§ **THE TASK**
Omit all images. Write out the rest of the material exactly.
**** RAW DATA
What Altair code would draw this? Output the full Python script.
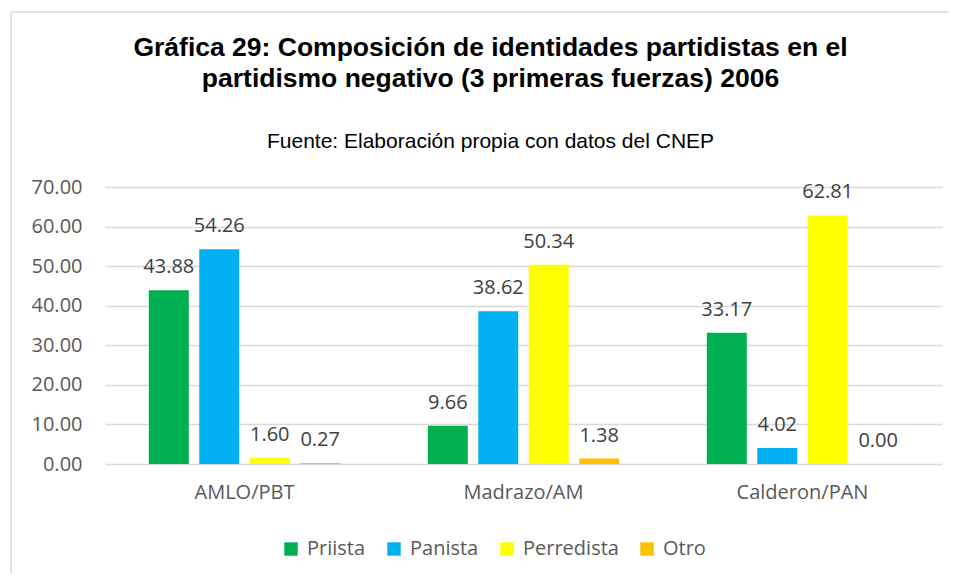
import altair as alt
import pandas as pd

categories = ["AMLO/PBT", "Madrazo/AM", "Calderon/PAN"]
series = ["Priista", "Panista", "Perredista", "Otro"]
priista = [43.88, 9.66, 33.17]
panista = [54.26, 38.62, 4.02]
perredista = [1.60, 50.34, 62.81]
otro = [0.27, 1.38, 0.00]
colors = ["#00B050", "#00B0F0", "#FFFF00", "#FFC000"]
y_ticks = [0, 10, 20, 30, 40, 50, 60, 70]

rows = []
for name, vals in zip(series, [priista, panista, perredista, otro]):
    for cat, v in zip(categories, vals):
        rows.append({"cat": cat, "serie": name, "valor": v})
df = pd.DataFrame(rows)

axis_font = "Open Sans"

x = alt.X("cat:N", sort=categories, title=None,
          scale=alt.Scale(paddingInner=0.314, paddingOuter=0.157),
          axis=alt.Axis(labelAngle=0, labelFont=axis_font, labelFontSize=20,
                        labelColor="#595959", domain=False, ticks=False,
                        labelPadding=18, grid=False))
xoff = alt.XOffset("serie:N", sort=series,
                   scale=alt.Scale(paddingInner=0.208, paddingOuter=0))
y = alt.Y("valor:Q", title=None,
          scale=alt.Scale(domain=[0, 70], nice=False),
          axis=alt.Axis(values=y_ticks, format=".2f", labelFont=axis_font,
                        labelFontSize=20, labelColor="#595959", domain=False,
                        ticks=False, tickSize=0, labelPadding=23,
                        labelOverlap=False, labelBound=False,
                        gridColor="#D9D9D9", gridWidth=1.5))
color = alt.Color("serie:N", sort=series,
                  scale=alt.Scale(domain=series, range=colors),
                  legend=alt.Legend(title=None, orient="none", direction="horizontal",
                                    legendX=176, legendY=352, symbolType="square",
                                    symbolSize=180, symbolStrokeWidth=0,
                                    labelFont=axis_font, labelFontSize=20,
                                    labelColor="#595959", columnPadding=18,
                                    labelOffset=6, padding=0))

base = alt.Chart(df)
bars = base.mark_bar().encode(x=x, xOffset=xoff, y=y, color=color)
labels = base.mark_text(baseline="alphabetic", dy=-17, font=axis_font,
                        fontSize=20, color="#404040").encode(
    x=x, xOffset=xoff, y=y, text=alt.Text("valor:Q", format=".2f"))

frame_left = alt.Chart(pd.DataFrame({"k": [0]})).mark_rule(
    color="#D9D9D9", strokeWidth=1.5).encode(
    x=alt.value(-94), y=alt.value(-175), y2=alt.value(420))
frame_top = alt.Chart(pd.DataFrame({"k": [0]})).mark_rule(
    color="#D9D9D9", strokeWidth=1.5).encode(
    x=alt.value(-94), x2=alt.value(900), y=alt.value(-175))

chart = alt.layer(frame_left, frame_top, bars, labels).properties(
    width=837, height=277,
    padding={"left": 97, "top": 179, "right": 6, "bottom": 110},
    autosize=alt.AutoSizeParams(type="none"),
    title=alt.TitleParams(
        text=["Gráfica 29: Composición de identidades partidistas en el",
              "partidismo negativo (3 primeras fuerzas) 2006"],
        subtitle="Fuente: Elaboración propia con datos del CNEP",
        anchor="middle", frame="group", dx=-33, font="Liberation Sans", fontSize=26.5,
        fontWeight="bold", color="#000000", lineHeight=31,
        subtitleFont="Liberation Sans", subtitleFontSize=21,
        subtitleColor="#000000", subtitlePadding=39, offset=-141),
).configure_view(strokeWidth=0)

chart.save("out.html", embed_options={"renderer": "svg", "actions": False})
********
§ **TASK SOLUTION**
What Altair code would draw this? Output the full Python script.
import altair as alt
import pandas as pd

categories = ["AMLO/PBT", "Madrazo/AM", "Calderon/PAN"]
series = ["Priista", "Panista", "Perredista", "Otro"]
priista = [43.88, 9.66, 33.17]
panista = [54.26, 38.62, 4.02]
perredista = [1.60, 50.34, 62.81]
otro = [0.27, 1.38, 0.00]
colors = ["#00B050", "#00B0F0", "#FFFF00", "#FFC000"]
y_ticks = [0, 10, 20, 30, 40, 50, 60, 70]

rows = []
for name, vals in zip(series, [priista, panista, perredista, otro]):
    for cat, v in zip(categories, vals):
        rows.append({"cat": cat, "serie": name, "valor": v})
df = pd.DataFrame(rows)

axis_font = "Open Sans"

x = alt.X("cat:N", sort=categories, title=None,
          scale=alt.Scale(paddingInner=0.314, paddingOuter=0.157),
          axis=alt.Axis(labelAngle=0, labelFont=axis_font, labelFontSize=20,
                        labelColor="#595959", domain=False, ticks=False,
                        labelPadding=18, grid=False))
xoff = alt.XOffset("serie:N", sort=series,
                   scale=alt.Scale(paddingInner=0.208, paddingOuter=0))
y = alt.Y("valor:Q", title=None,
          scale=alt.Scale(domain=[0, 70], nice=False),
          axis=alt.Axis(values=y_ticks, format=".2f", labelFont=axis_font,
                        labelFontSize=20, labelColor="#595959", domain=False,
                        ticks=False, tickSize=0, labelPadding=23,
                        labelOverlap=False, labelBound=False,
                        gridColor="#D9D9D9", gridWidth=1.5))
color = alt.Color("serie:N", sort=series,
                  scale=alt.Scale(domain=series, range=colors),
                  legend=alt.Legend(title=None, orient="none", direction="horizontal",
                                    legendX=176, legendY=352, symbolType="square",
                                    symbolSize=180, symbolStrokeWidth=0,
                                    labelFont=axis_font, labelFontSize=20,
                                    labelColor="#595959", columnPadding=18,
                                    labelOffset=6, padding=0))

base = alt.Chart(df)
bars = base.mark_bar().encode(x=x, xOffset=xoff, y=y, color=color)
labels = base.mark_text(baseline="alphabetic", dy=-17, font=axis_font,
                        fontSize=20, color="#404040").encode(
    x=x, xOffset=xoff, y=y, text=alt.Text("valor:Q", format=".2f"))

frame_left = alt.Chart(pd.DataFrame({"k": [0]})).mark_rule(
    color="#D9D9D9", strokeWidth=1.5).encode(
    x=alt.value(-94), y=alt.value(-175), y2=alt.value(420))
frame_top = alt.Chart(pd.DataFrame({"k": [0]})).mark_rule(
    color="#D9D9D9", strokeWidth=1.5).encode(
    x=alt.value(-94), x2=alt.value(900), y=alt.value(-175))

chart = alt.layer(frame_left, frame_top, bars, labels).properties(
    width=837, height=277,
    padding={"left": 97, "top": 179, "right": 6, "bottom": 110},
    autosize=alt.AutoSizeParams(type="none"),
    title=alt.TitleParams(
        text=["Gráfica 29: Composición de identidades partidistas en el",
              "partidismo negativo (3 primeras fuerzas) 2006"],
        subtitle="Fuente: Elaboración propia con datos del CNEP",
        anchor="middle", frame="group", dx=-33, font="Liberation Sans", fontSize=26.5,
        fontWeight="bold", color="#000000", lineHeight=31,
        subtitleFont="Liberation Sans", subtitleFontSize=21,
        subtitleColor="#000000", subtitlePadding=39, offset=-141),
).configure_view(strokeWidth=0)

chart.save("out.html", embed_options={"renderer": "svg", "actions": False})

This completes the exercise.